Meine Damen und Herren, das sind wirklich Beispiele. Diese Fälle häufen sich im PP Frankfurt. Wir meinen, dass hier der Fokus – da ist noch nichts passiert – auf Aufklärung liegen muss. Wir erwarten, dass diese Landesregierung und der Ministerpräsident an seiner Stelle Aufklärung betreiben und sagen, was denn in all diesen Fällen los war.

(Beifall bei der SPD und der LINKEN)

Warum war das in diesem Land denn möglich? Es ist skandalös, wie mit einzelnen Beamten umgegangen wird. Die Unschuldsvermutung gilt hier gar nichts. Das Schlimmste, was man daran merkt, ist, Kritik ist sicher unerwünscht. Genau hier setzt das System des ehemaligen Innenministers Bouffier an.

In den letzten elf Jahren hat der frühere Innenminister Bouffier über die Führung immer wieder Druck in die Polizei aufgebaut. Ich nenne nur die Beispiele der demons

trierenden Polizeigewerkschaften, die als Krawallmacher bezeichnet wurden.

(Günter Rudolph (SPD): So weit zum Demokratieverständnis!)

So viel zum Demokratieverständnis dieses Ministerpräsidenten.

(Beifall bei der SPD)

Personalvertreter wurden wegen Äußerungen gegenüber der Presse intern zur Rechenschaft gezogen. Im Landtagswahlkampf mussten alle Polizeipräsidenten dieses Landes sagen, dass die Landesregierung recht hat und kein Mangel bei der Polizei besteht. Meine Damen und Herren, so geht man mit den eigenen Leuten nicht um.

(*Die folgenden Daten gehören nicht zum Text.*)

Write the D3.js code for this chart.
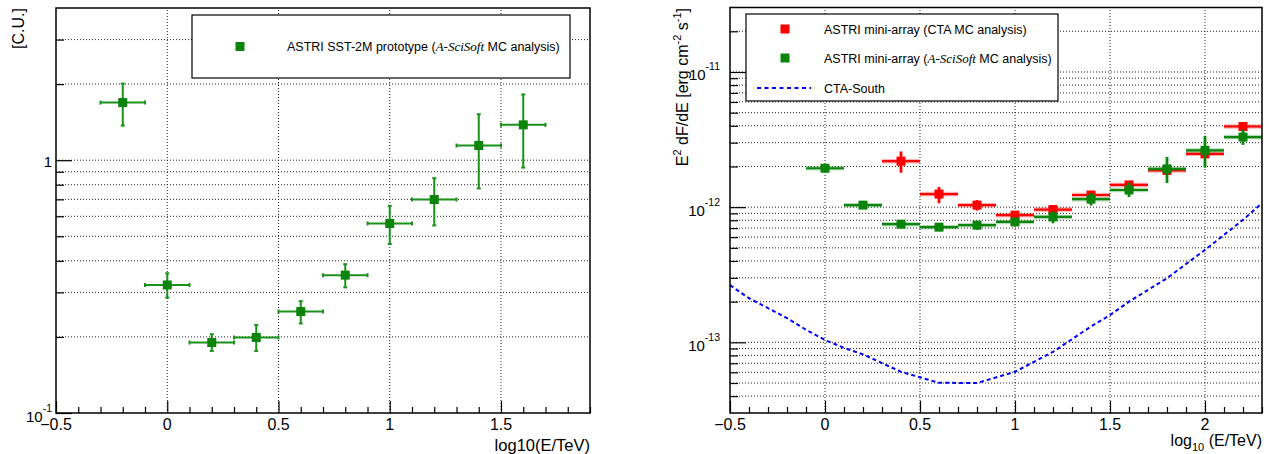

(Beifall bei der SPD und bei Abgeordneten des BÜNDNISSES 90/DIE GRÜNEN)

Es wurde ein Raster zur Einteilung der Polizeibeamtinnen und Polizeibeamten geschaffen, das unlängst in der Zeitung beschrieben wurde. Ich darf es einmal in groben Strichen zitieren:

Kategorie A. Das sind die Beamten, die sich immer systemkonform verhielten. Sie wurden immer befördert.

Kategorie B. Dies waren die Beamten, die sich unauffällig verhielten. Die wurden nicht befördert.

Kategorie C. Noch schlimmer – Edeka. Das bedeutet im Polizeijargon Ende der Karriere. Die versuchte man, auf die von mir vorhin beschriebene Weise loszuwerden.

Obwohl Vorwürfe fingiert wurden, wurde allzu schnell suspendiert. Doch wie heißt es so schön: Der Fisch stinkt vom Kopf her.